Badge of the Australian Defence Force Training Centre

The Australian Defence Force Training Centre was stood up in 2019 following the Australian Defence College organisational changes and centralised joint individual training for Defence, Government Agencies and selected foreign students.

The ADFTC is as follows:

- Australian Defence Force Warfare Training Centre, providing individual joint training for Defence, Government Agencies and selected foreign students, as well as assisting with training of joint headquarters staff for operations and job-specific training in the concepts of joint warfare.
- The Peace Operations Training Centre is a joint, inter-agency and multi-national training establishment and a recognised United Nations (UN) training provider. It prepares Australian military, foreign military and civilians from other government departments to deploy on operations. The Peace Operations Training Centre also delivers the Australian Defence Force Gender Advisor Course, training students to apply a Gender perspective into policy, and planning at all levels.
- Defence Force Chaplains College provides Initial, Intermediate and Senior level instruction to Australian Defence Force Chaplains.
- Defence Force School of Languages, which celebrates its 75th anniversary this year, teaches and assesses Australian Defence Force and civilian members in Languages Other Than English (LOTE). The courses are unique within Australian academic institutions due to the intensity of delivery and the focus on military and strategic contexts.
- Defence International Training Centre is the entry point for international military members on arrival in Australia, providing language training, teacher training and cultural familiarisation courses. Defence International Training Centre is a major contributor to Defence regional engagement especially in the South-East Asian and South Pacific regions.

===Commandants===
The following is a list of the Commandants, Australian Defence Force Training Centre.

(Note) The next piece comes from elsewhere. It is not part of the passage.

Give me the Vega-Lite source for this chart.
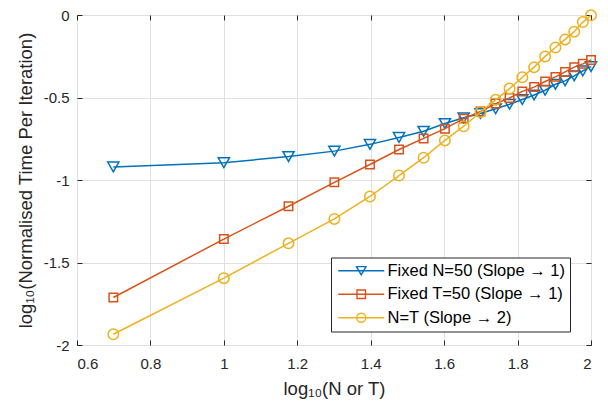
{
  "$schema": "https://vega.github.io/schema/vega-lite/v6.json",
  "width": 514,
  "height": 330,
  "autosize": {"type": "none"},
  "padding": {"left": 77, "top": 15, "right": 17, "bottom": 56},
  "background": "white",
  "config": {
    "font": "Liberation Sans",
    "view": {"stroke": "#262626", "strokeWidth": 1},
    "axis": {
      "labelFont": "Liberation Sans",
      "labelFontSize": 15,
      "labelColor": "#262626",
      "titleFont": "Liberation Sans",
      "titleFontSize": 18.5,
      "titleFontWeight": "normal",
      "titleColor": "#262626",
      "domainColor": "#262626",
      "tickColor": "#262626",
      "tickSize": -5,
      "gridColor": "#e0e0e0",
      "gridWidth": 1
    },
    "legend": {
      "title": null,
      "orient": "none",
      "legendX": 254,
      "legendY": 242.5,
      "fillColor": "white",
      "strokeColor": "#262626",
      "padding": 5,
      "symbolSize": 100,
      "symbolStrokeWidth": 1.4,
      "symbolOffset": 17,
      "labelFont": "Liberation Sans",
      "labelFontSize": 16.5,
      "labelColor": "#000000",
      "labelOffset": 18,
      "labelLimit": 400,
      "rowPadding": 6.5
    }
  },
  "data": {
    "values": [
      {"x": 0.69897, "y": -0.921, "series": "Fixed N=50 (Slope → 1)"},
      {"x": 1, "y": -0.895, "series": "Fixed N=50 (Slope → 1)"},
      {"x": 1.17609, "y": -0.858, "series": "Fixed N=50 (Slope → 1)"},
      {"x": 1.30103, "y": -0.825, "series": "Fixed N=50 (Slope → 1)"},
      {"x": 1.39794, "y": -0.784, "series": "Fixed N=50 (Slope → 1)"},
      {"x": 1.47712, "y": -0.742, "series": "Fixed N=50 (Slope → 1)"},
      {"x": 1.54407, "y": -0.705, "series": "Fixed N=50 (Slope → 1)"},
      {"x": 1.60206, "y": -0.658, "series": "Fixed N=50 (Slope → 1)"},
      {"x": 1.65321, "y": -0.623, "series": "Fixed N=50 (Slope → 1)"},
      {"x": 1.69897, "y": -0.597, "series": "Fixed N=50 (Slope → 1)"},
      {"x": 1.74036, "y": -0.568, "series": "Fixed N=50 (Slope → 1)"},
      {"x": 1.77815, "y": -0.541, "series": "Fixed N=50 (Slope → 1)"},
      {"x": 1.81291, "y": -0.512, "series": "Fixed N=50 (Slope → 1)"},
      {"x": 1.8451, "y": -0.485, "series": "Fixed N=50 (Slope → 1)"},
      {"x": 1.87506, "y": -0.456, "series": "Fixed N=50 (Slope → 1)"},
      {"x": 1.90309, "y": -0.42, "series": "Fixed N=50 (Slope → 1)"},
      {"x": 1.92942, "y": -0.399, "series": "Fixed N=50 (Slope → 1)"},
      {"x": 1.95424, "y": -0.369, "series": "Fixed N=50 (Slope → 1)"},
      {"x": 1.97772, "y": -0.339, "series": "Fixed N=50 (Slope → 1)"},
      {"x": 2, "y": -0.313, "series": "Fixed N=50 (Slope → 1)"},
      {"x": 0.69897, "y": -1.712, "series": "Fixed T=50 (Slope → 1)"},
      {"x": 1, "y": -1.358, "series": "Fixed T=50 (Slope → 1)"},
      {"x": 1.17609, "y": -1.159, "series": "Fixed T=50 (Slope → 1)"},
      {"x": 1.30103, "y": -1.014, "series": "Fixed T=50 (Slope → 1)"},
      {"x": 1.39794, "y": -0.906, "series": "Fixed T=50 (Slope → 1)"},
      {"x": 1.47712, "y": -0.815, "series": "Fixed T=50 (Slope → 1)"},
      {"x": 1.54407, "y": -0.748, "series": "Fixed T=50 (Slope → 1)"},
      {"x": 1.60206, "y": -0.689, "series": "Fixed T=50 (Slope → 1)"},
      {"x": 1.65321, "y": -0.628, "series": "Fixed T=50 (Slope → 1)"},
      {"x": 1.69897, "y": -0.585, "series": "Fixed T=50 (Slope → 1)"},
      {"x": 1.74036, "y": -0.537, "series": "Fixed T=50 (Slope → 1)"},
      {"x": 1.77815, "y": -0.503, "series": "Fixed T=50 (Slope → 1)"},
      {"x": 1.81291, "y": -0.463, "series": "Fixed T=50 (Slope → 1)"},
      {"x": 1.8451, "y": -0.437, "series": "Fixed T=50 (Slope → 1)"},
      {"x": 1.87506, "y": -0.403, "series": "Fixed T=50 (Slope → 1)"},
      {"x": 1.90309, "y": -0.375, "series": "Fixed T=50 (Slope → 1)"},
      {"x": 1.92942, "y": -0.345, "series": "Fixed T=50 (Slope → 1)"},
      {"x": 1.95424, "y": -0.316, "series": "Fixed T=50 (Slope → 1)"},
      {"x": 1.97772, "y": -0.296, "series": "Fixed T=50 (Slope → 1)"},
      {"x": 2, "y": -0.273, "series": "Fixed T=50 (Slope → 1)"},
      {"x": 0.69897, "y": -1.935, "series": "N=T (Slope → 2)"},
      {"x": 1, "y": -1.595, "series": "N=T (Slope → 2)"},
      {"x": 1.17609, "y": -1.384, "series": "N=T (Slope → 2)"},
      {"x": 1.30103, "y": -1.236, "series": "N=T (Slope → 2)"},
      {"x": 1.39794, "y": -1.1, "series": "N=T (Slope → 2)"},
      {"x": 1.47712, "y": -0.973, "series": "N=T (Slope → 2)"},
      {"x": 1.54407, "y": -0.865, "series": "N=T (Slope → 2)"},
      {"x": 1.60206, "y": -0.76, "series": "N=T (Slope → 2)"},
      {"x": 1.65321, "y": -0.674, "series": "N=T (Slope → 2)"},
      {"x": 1.69897, "y": -0.588, "series": "N=T (Slope → 2)"},
      {"x": 1.74036, "y": -0.514, "series": "N=T (Slope → 2)"},
      {"x": 1.77815, "y": -0.446, "series": "N=T (Slope → 2)"},
      {"x": 1.81291, "y": -0.377, "series": "N=T (Slope → 2)"},
      {"x": 1.8451, "y": -0.316, "series": "N=T (Slope → 2)"},
      {"x": 1.87506, "y": -0.251, "series": "N=T (Slope → 2)"},
      {"x": 1.90309, "y": -0.197, "series": "N=T (Slope → 2)"},
      {"x": 1.92942, "y": -0.148, "series": "N=T (Slope → 2)"},
      {"x": 1.95424, "y": -0.101, "series": "N=T (Slope → 2)"},
      {"x": 1.97772, "y": -0.043, "series": "N=T (Slope → 2)"},
      {"x": 2, "y": -0.002, "series": "N=T (Slope → 2)"}
    ]
  },
  "encoding": {
    "x": {"field": "x", "type": "quantitative", "scale": {"domain": [0.6, 2], "nice": false, "zero": false}, "axis": null},
    "y": {"field": "y", "type": "quantitative", "scale": {"domain": [-2, 0], "nice": false, "zero": false}, "axis": null}
  },
  "layer": [
    {
      "transform": [{"filter": "datum.series === 'Fixed N=50 (Slope → 1)'"}],
      "mark": {"type": "line", "strokeWidth": 1.5, "color": "#0072BD"},
      "encoding": {
        "x": {"field": "x", "type": "quantitative", "scale": {"domain": [0.6, 2], "nice": false, "zero": false},
          "axis": {"orient": "bottom", "values": [0.6, 0.8, 1, 1.2, 1.4, 1.6, 1.8, 2], "labelExpr": "toString(datum.value)", "grid": true, "domain": false, "labelPadding": 16.5, "title": "log₁₀(N or T)", "titlePadding": 8}},
        "y": {"field": "y", "type": "quantitative", "scale": {"domain": [-2, 0], "nice": false, "zero": false},
          "axis": {"orient": "left", "values": [-2, -1.5, -1, -0.5, 0], "labelExpr": "toString(datum.value)", "grid": true, "domain": false, "labelPadding": 13, "title": "log₁₀(Normalised Time Per Iteration)", "titlePadding": 8}}
      }
    },
    {
      "transform": [{"filter": "datum.series === 'Fixed N=50 (Slope → 1)'"}],
      "mark": {"type": "point", "filled": false, "strokeWidth": 1.5, "opacity": 1, "shape": "triangle-down", "size": 125, "color": "#0072BD"},
      "encoding": {}
    },
    {
      "transform": [{"filter": "datum.series === 'Fixed T=50 (Slope → 1)'"}],
      "mark": {"type": "line", "strokeWidth": 1.5, "color": "#D95319"},
      "encoding": {}
    },
    {
      "transform": [{"filter": "datum.series === 'Fixed T=50 (Slope → 1)'"}],
      "mark": {"type": "point", "filled": false, "strokeWidth": 1.5, "opacity": 1, "shape": "square", "size": 72, "color": "#D95319"},
      "encoding": {}
    },
    {
      "transform": [{"filter": "datum.series === 'N=T (Slope → 2)'"}],
      "mark": {"type": "line", "strokeWidth": 1.5, "color": "#EDB120"},
      "encoding": {}
    },
    {
      "transform": [{"filter": "datum.series === 'N=T (Slope → 2)'"}],
      "mark": {"type": "point", "filled": false, "strokeWidth": 1.5, "opacity": 1, "shape": "circle", "size": 110, "color": "#EDB120"},
      "encoding": {}
    },
    {
      "transform": [{"filter": "datum.x > 10"}],
      "mark": {"type": "point", "filled": false, "strokeWidth": 1.4, "opacity": 1},
      "encoding": {
        "color": {"field": "series", "type": "nominal",
          "scale": {"domain": ["Fixed N=50 (Slope → 1)", "Fixed T=50 (Slope → 1)", "N=T (Slope → 2)"], "range": ["#0072BD", "#D95319", "#EDB120"]}},
        "shape": {"field": "series", "type": "nominal",
          "scale": {"domain": ["Fixed N=50 (Slope → 1)", "Fixed T=50 (Slope → 1)", "N=T (Slope → 2)"], "range": ["M-4.6,0H4.6M-0.95,-0.82H0.95L0,0.82Z", "M-4.6,0H4.6M-0.85,-0.85H0.85V0.85H-0.85Z", "M-4.6,0H4.6M0.9,0A0.9,0.9,0,1,1,-0.9,0A0.9,0.9,0,1,1,0.9,0"]}}
      }
    },
    {
      "mark": {"type": "point", "opacity": 0},
      "encoding": {
        "x": {"field": "x", "type": "quantitative", "scale": {"domain": [0.6, 2], "nice": false, "zero": false},
          "axis": {"orient": "top", "values": [0.6, 0.8, 1, 1.2, 1.4, 1.6, 1.8, 2], "labels": false, "grid": false, "domain": false, "title": null}},
        "y": {"field": "y", "type": "quantitative", "scale": {"domain": [-2, 0], "nice": false, "zero": false},
          "axis": {"orient": "right", "values": [-2, -1.5, -1, -0.5, 0], "labels": false, "grid": false, "domain": false, "title": null}}
      }
    }
  ],
  "resolve": {"axis": {"x": "independent", "y": "independent"}}
}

| Commander | Term began | Term ended |
|---|---|---|
| Captain Ray Leggatt AM, CSC, RAN | January 2019 | November 2019 |
| Captain David Luck RAN | November 2019 | Present |

==Australian Defence Force Academy (ADFA)==

The Australian Defence Force Academy (ADFA) is the educational institution for trainee officers of the Australian Defence Force, offering three- and four-year primary degrees, and postgraduate degrees.

ADFA's academic services are provided by the University of New South Wales Canberra and academic and some support staff are employed by the university. Military staff conduct a separate Joint Military Education and Training program to prepare the trainee officers for their military careers.

The campus is in Campbell, ACT, and is located between Russell, Campbell Park and Duntroon.